Di quanti operano nei Pronto soccorso solo il 58% sono dirigenti medici al momento in servizio; del restante 42% circa uno su quattro sono sostituiti da camici bianchi non dipendenti dal Servizio sanitario nazionale, con tipologie di rapporto “atipico” (liberi professionisti, medici di continuità assistenziale, non specialisti forniti da Agenzie di Servizi e cooperative). I restanti 3 su 4 dei professionisti mancanti restano di fatto non sostituiti, “provocando quindi quel significativo incremento del carico di lavoro sui medici in servizio anche rispetto alla necessità di copertura dei turni. Semplificando, mancano di fatto 3 medici su 10, ingaggio cooperative comprese”.

“Rispetto ai 20 milioni di accessi annui in pronto soccorso – afferma Simeu – 16,4 milioni di pazienti (l’82%) vengono gestiti in pronto e dimessi a domicilio entro 48 ore nonostante le condizioni estreme; il 14% viene ricoverato in reparti ospedalieri, con un tempo di attesa del posto letto (boarding) che è molto variabile localmente, ma che a livello generale certamente non corrisponde alle 6 ore previste dagli standard internazionali, poiché più del 50% dei pazienti urgenti è costretto ad aspettare non meno di 9 ore.
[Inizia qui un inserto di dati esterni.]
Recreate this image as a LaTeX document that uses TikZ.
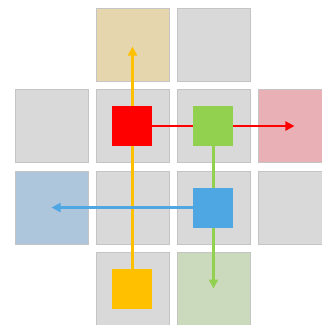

In molti contesti locali la media di attesa è molto superiore, giungendo a non meno di tre giorni. Il 4% dei pazienti permangono in Pronto Soccorso per periodi superiori alle 48 ore (spesso anche per più di 72 ore). Si tratta di pazienti che vengono gestiti in maniera “impropria” dal personale che non dovrebbe più averli in carico dopo aver terminato la valutazione e averne identificato il percorso di soluzione. Si tratta di condizioni cliniche e assistenziali che non trovano risposte né a livello territoriale né a livello ospedaliero, a volte neanche famigliare. “Ancora una volta il Pronto Soccorso sopperisce le carenze del sistema”.

Un dato sconcertante emerge dall’indagine di Simeu che riguarda i decessi di pazienti deboli che avvengono in Pronto Soccorso dopo almeno 24 ore di permanenza, un tempo di gran lunga superiore a quello previsto per un percorso clinico diagnostico in urgenza. “Importante prendere atto che si tratta di persone in condizioni gravissime, spesso in fase terminale che dopo aver terminato il proprio iter diagnostico-terapeutico in urgenza necessiterebbero di un’assistenza specifica e dignitosa in un letto di degenza che purtroppo, per carenza, non trovano. Sono almeno 18mila, secondo le proiezioni, le persone che purtroppo raggiungono il fine vita in Pronto Soccorso secondo queste modalità, in un ambiente certamente non idoneo”. Questo drammatico numero descrive una condizione di pesantissimo impatto sui pazienti e sui loro cari, al quale si associa il peso che grava, sotto il profilo umano, etico e professionale, sui professionisti – medici e infermieri – che vivono quotidianamente “situazioni psicologicamente inaccettabili dettate da carenze organizzative e strutturali”.